More than 5000 athletes and team officials marched in last night's opening ceremony at Apia Park, as a packed house witnessed a three hour celebration of Samoan culture.
And there was never any doubt who would get the loudest cheer from the Apia crowd.
19 year-old weightlifter Feagaiga Stowers had the honour of leading the home nation onto the field as flag bearer.
Samoa are the only country competing in all 27 sports over the next two weeks, with the Games' biggest delegation of 506 athletes in stark contrast to the Marshall Islands, with just 28.
Meanwhile New Caledonia and Tahiti both had dual flag bearers at the opening ceremony, with the French, Kanak and Tahitian flags all recognised.
Heavy rain from earlier in the day kindly evaporated in time for the ceremony but is forecast to resume once the sporting competition begins on Monday.
The Prime Minister of Samoa, Tuilaepa Sailele Malielegaoi, will be competing in the archery competition which begins on Tuesday and told the crowd July was normally a hot month.
"You saw a bit of that hot sun over the past few days which brought many complaints, especially from the archers, who later changed the targets from the west to the north and so today we have the rain...but we cannot please everyone," Tuilaepa said.

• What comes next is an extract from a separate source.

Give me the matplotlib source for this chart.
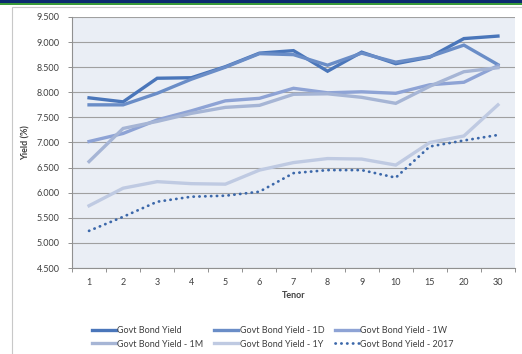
import matplotlib
matplotlib.use("Agg")
import matplotlib.pyplot as plt
from matplotlib.patches import Rectangle
import numpy as np

plt.rcParams['font.family'] = ['Lato', 'DejaVu Sans']

tenors = ['1', '2', '3', '4', '5', '6', '7', '8', '9', '10', '15', '20', '30']
yield_now = [7.89, 7.81, 8.28, 8.29, 8.51, 8.78, 8.83, 8.42, 8.80, 8.57, 8.70, 9.07, 9.12]
yield_1d = [7.75, 7.75, 7.98, 8.26, 8.50, 8.77, 8.75, 8.54, 8.78, 8.60, 8.71, 8.94, 8.55]
yield_1w = [7.02, 7.18, 7.45, 7.63, 7.83, 7.88, 8.08, 7.99, 8.01, 7.98, 8.15, 8.20, 8.53]
yield_1m = [6.62, 7.28, 7.42, 7.58, 7.70, 7.74, 7.96, 7.97, 7.90, 7.78, 8.12, 8.41, 8.49]
yield_1y = [5.74, 6.09, 6.22, 6.18, 6.17, 6.45, 6.60, 6.68, 6.67, 6.55, 7.00, 7.13, 7.75]
yield_2017 = [5.24, 5.52, 5.82, 5.92, 5.94, 6.02, 6.39, 6.45, 6.45, 6.30, 6.92, 7.04, 7.15]

series_names = ['Govt Bond Yield', 'Govt Bond Yield - 1D', 'Govt Bond Yield - 1W',
                'Govt Bond Yield - 1M', 'Govt Bond Yield - 1Y', 'Govt Bond Yield - 2017']

W, H = 522, 354
fig = plt.figure(figsize=(W / 100, H / 100), dpi=100)

# header band and chart frame
fig.patches.append(Rectangle((0, 1 - 3.5 / H), 1, 3.5 / H, transform=fig.transFigure,
                             facecolor='#0B2A6E', edgecolor='none', zorder=0))
fig.patches.append(Rectangle((0, 1 - 4.6 / H), 1, 1.1 / H, transform=fig.transFigure,
                             facecolor='#3A9A3A', edgecolor='none', zorder=0))
fig.patches.append(Rectangle((12 / W, -0.05), 1.0, 1 - 7 / H + 0.05, transform=fig.transFigure,
                             facecolor='none', edgecolor='#C8C8C8', linewidth=0.8, zorder=0))

ax = fig.add_axes([72 / W, (H - 268) / H, (515 - 72) / W, (268 - 17) / H])
ax.set_facecolor('#EAEEF5')

x = np.arange(len(tenors))
styles = [
    (yield_now, '#4A76BA', 2.4, '-'),
    (yield_1d, '#6A8DC7', 2.4, '-'),
    (yield_1w, '#8EA3D5', 2.4, '-'),
    (yield_1m, '#A6B5D5', 2.4, '-'),
    (yield_1y, '#BFCAE2', 2.4, '-'),
]
handles = []
for (vals, col, lw, ls), name in zip(styles, series_names[:5]):
    h, = ax.plot(x, vals, color=col, lw=lw, ls=ls, solid_joinstyle='miter', label=name, zorder=3)
    handles.append(h)
h, = ax.plot(x, yield_2017, color='#3C68AA', lw=2.0, ls=(0, (0.1, 2.0)),
             dash_capstyle='round', label=series_names[5], zorder=4)
handles.append(h)

ax.set_xlim(-0.5, len(tenors) - 0.5)
ax.set_ylim(4.5, 9.5)
ax.set_yticks(np.arange(4.5, 9.51, 0.5))
ax.set_yticklabels([f'{v:.3f}' for v in np.arange(4.5, 9.51, 0.5)])
ax.set_xticks(x)
ax.set_xticklabels(tenors)
ax.set_xticks(np.arange(-0.5, len(tenors), 1.0), minor=True)
ax.tick_params(axis='x', which='major', length=0, labelsize=6.5, colors='#404040', pad=7)
ax.tick_params(axis='x', which='minor', length=3, color='#909090', width=0.7)
ax.tick_params(axis='y', which='major', length=3, color='#909090', width=0.7,
               labelsize=6.5, labelcolor='#404040', pad=6)
ax.grid(axis='y', color='#A0A0A0', lw=0.8, zorder=1)
for s in ['top', 'right']:
    ax.spines[s].set_visible(False)
for s in ['left', 'bottom']:
    ax.spines[s].set_color('#909090')
    ax.spines[s].set_linewidth(0.8)

ax.set_xlabel('Tenor', fontsize=6.5, fontweight='bold', color='#404040', labelpad=3)
ax.set_ylabel('Yield (%)', fontsize=6.5, fontweight='bold', color='#404040', labelpad=4)

order = [0, 3, 1, 4, 2, 5]
fig.legend([handles[i] for i in order], [series_names[i] for i in order],
           loc='upper left', bbox_to_anchor=(84 / W, 1 - 318 / H), ncol=3, frameon=False,
           fontsize=6.5, handlelength=2.6, handletextpad=0.2, columnspacing=1.2,
           labelspacing=0.5, labelcolor='#404040')

fig.savefig('out.png', dpi=100)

The President of the Pacific Games Council, Vidhya Lakhan, praised Samoa for delivering the Games in such a short amount of time.
"The members of the Games Organising Committee have gone to great length in preparing for these Games. In less than 18 months they have done tremendously well - I believe only the Samoans can do it."
Tuilaepa said the decision of the Tongan government to withdraw from hosting the 2019 Games gave Samoa a rare opportunity to host such an auspicious event.
"Sport has a long history in Samoa and continues to be a powerful catalyst for change across the many sectors of our society."
Tuilaepa said sport and physical activity are fundamental human rights and the performance of Pacific athletes in sports such as boxing, weightlifting, netball and rugby continues to make an impact on a global scale.
"Where excellence is enable the role of sport in showcasing national identity and shaping Pacific regionalism is powerful and cannot be understated."
Tuilaepa thanked China, Australia, New Zealand as well as the regional organisations which helped the country to deliver the Games.
He said the new and refurbished facilities in Apia were world class and would benefit Samoa for generations to come.
Eleven sports begin competition on Monday with the first medals to be decided in the men's and women's open water swim at Mulifanua.